(Records with drawing code)
— start —

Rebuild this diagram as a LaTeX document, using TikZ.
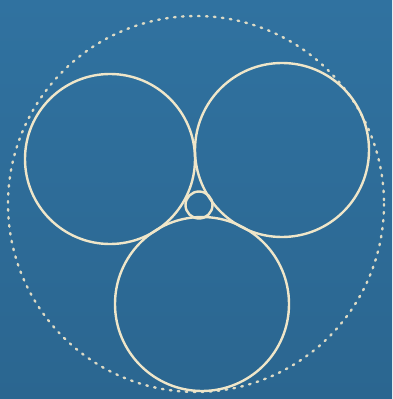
\documentclass[tikz,border=0pt]{standalone}
\usetikzlibrary{shadings}
\definecolor{bgblue}{HTML}{3072A0}
\definecolor{bgdark}{HTML}{2B6690}
\definecolor{chalk}{HTML}{EFE6C9}
\tikzset{
  ring/.style={draw=chalk, line width=1.8pt},
  dotring/.style={draw=chalk!90!bgblue, line width=1.8pt, line cap=round, dash pattern=on 1.2pt off 4.8pt}
}
\begin{document}
\begin{tikzpicture}[x=0.75pt,y=-0.75pt]
  \shade[top color=bgblue, bottom color=bgdark] (0,0) rectangle (392,399);
  \useasboundingbox (0,0) rectangle (392,399);
  \coordinate (cA) at (110,159);
  \coordinate (cB) at (282,150);
  \coordinate (cC) at (202,304);
  \coordinate (cS) at (199,205);
  \coordinate (cO) at (196,204);
  \draw[dotring] (cO) circle[radius=188];
  \draw[ring] (cA) circle[radius=85];
  \draw[ring] (cB) circle[radius=87];
  \draw[ring] (cC) circle[radius=87];
  \draw[ring] (cS) circle[radius=13.5];
\end{tikzpicture}
\end{document}
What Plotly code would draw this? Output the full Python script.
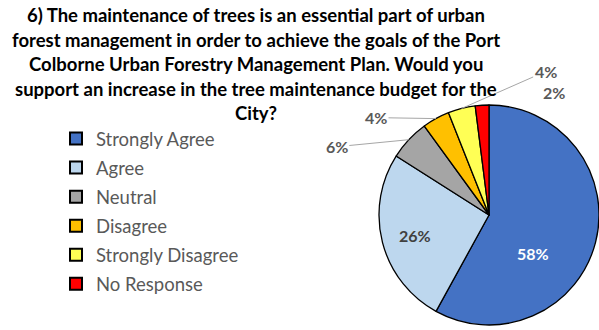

— end —

- Task instructions -
Transcribe all of the entries word for word, but skip any pictures they contain.

- Result for this exercise -
Rebuild this diagram as a LaTeX document, using TikZ.
\documentclass[tikz,border=0pt]{standalone}
\usetikzlibrary{shadings}
\definecolor{bgblue}{HTML}{3072A0}
\definecolor{bgdark}{HTML}{2B6690}
\definecolor{chalk}{HTML}{EFE6C9}
\tikzset{
  ring/.style={draw=chalk, line width=1.8pt},
  dotring/.style={draw=chalk!90!bgblue, line width=1.8pt, line cap=round, dash pattern=on 1.2pt off 4.8pt}
}
\begin{document}
\begin{tikzpicture}[x=0.75pt,y=-0.75pt]
  \shade[top color=bgblue, bottom color=bgdark] (0,0) rectangle (392,399);
  \useasboundingbox (0,0) rectangle (392,399);
  \coordinate (cA) at (110,159);
  \coordinate (cB) at (282,150);
  \coordinate (cC) at (202,304);
  \coordinate (cS) at (199,205);
  \coordinate (cO) at (196,204);
  \draw[dotring] (cO) circle[radius=188];
  \draw[ring] (cA) circle[radius=85];
  \draw[ring] (cB) circle[radius=87];
  \draw[ring] (cC) circle[radius=87];
  \draw[ring] (cS) circle[radius=13.5];
\end{tikzpicture}
\end{document}
What Plotly code would draw this? Output the full Python script.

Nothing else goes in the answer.